Brown’ın araştırmasına göre dijital flörtte kötü muameleye maruz kalan genç kadınlar stres ve korku gibi birçok negatif duygu yaşarken geç erkeklerin derdi ‘şöhretleri’. Bu, bazı erkeklerin flört uygulamalarında reddedilmenin ‘erkekliklerine’ meydan okunduğunu hissetmelerine ve bunu bir sonucu olarak da istismara yönelmelerine neden oluyor.

Dijital iyilik araştırmacısı Orlando, online flört ederken hem erkekler hem de kadınlar olumsuz yorumlar alsa da, bu istismar davranışınında da cinsiyet ayrımı olduğunu söylüyor. Kadınların flört uygulamalarında uygunsuz cinsel yorumların hedefi olma olasılığının daha yüksek olduğunu, erkeklerin ise başarıları veya olmayan başarılarıyla ilgili olumsuz yorumlar alma olasılığının daha yüksek olduğunu ifade ediyor. Bu ‘aşağılayıcı yorumların’ insanlar ‘sorunlarını ve hayal kırıklıklarını başkalarından çıkardıkça’ büyüyen bir sorun olduğunu söyleyen Orlando sonuç olarak ‘insanların online ortamda ‘nazil olmayacaklarına’ dair genel bir kabule dönüştüğünü anlatıyor.

Bu tür eylemler online flörtlerde çoğaldıkça sorunlu bir yan etki ortaya çıkıyor: LeFebvre kötü davranışların bir kısmı daha normatif hale geldiğine dikkat çekiyor ve bu artan kabul görme online davranışların ekran dışı yaşamlarına da sızmasına neden oluyor. Örneğin sonu gelmeyen sağa sola kaydırma (uygulamada kullancının karşısına çıkan adayın fotoğrafını beğenisine göre sağa ya da sola kaydırması) kültürü başkalarının da insan olduğunu görmezden gelmeye ve duygusuz davranmaya yol açabiliyor. Yüz yüze buluşulduğunda da bu kötü davranış örüntüsü devam edebiliyor.

Ancak online flört her şeyi daha berbat hale getirmedi, LeFebvre olumlu bi tarafı da olduğunu anlatıyor: "Bu tür kötü muameleye maruz kalanlara bazen daha iyi davranmaları için ilham verebiliyor. Örneğin ‘ghosting’e maruz kalan biri kendisine verdiği zararı fark edip aynı acıyı başkasına yaşatmamayı tercih edebiliyor.

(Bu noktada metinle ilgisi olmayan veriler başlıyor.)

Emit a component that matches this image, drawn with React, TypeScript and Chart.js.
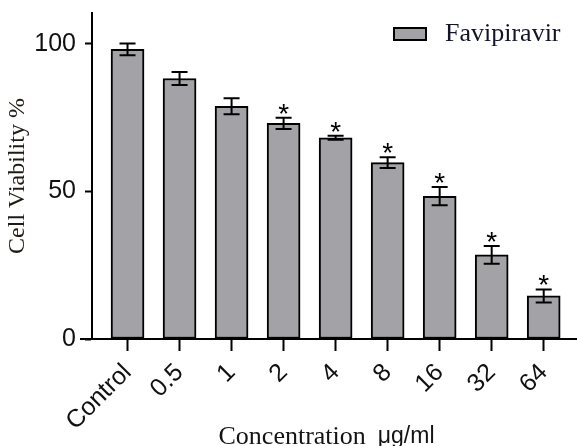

Ancak ne yazık ki LeFebvre çalışmalarına dayanarak bu tür insanların küçük bir kesim olduğunu söylüyor.

Sonuç olarak çoğu flört eden insan, oyunda kalmaya devam edecekse, kendisini korumak için derisini kalınlaştırmak zorunda kalıyor.

Orlando’ya göre flört uygulamalarında kimin istenmeyen bir çıplak fotoğraf göndereceğini ve kimin ikinci randevuda çiçeklerle geleceğini anlamaya çalışmanın yükü, kullanıcıların iyinin yanı sıra olumsuz davranışları da ‘kabul etmesine’ neden olabiliyor: "Böyle iletişime alışıyoruz ve bu ilişkinin bir parçası oluyor ve muhtemelen bir sonrakinin ve ondan sonrakinin… Bu durum insanların ilişkide neyin kabul edilebilir olduğu konusundaki algısını etkiliyor ve standartlarımızı yavaş yavaş düşürüyoruz."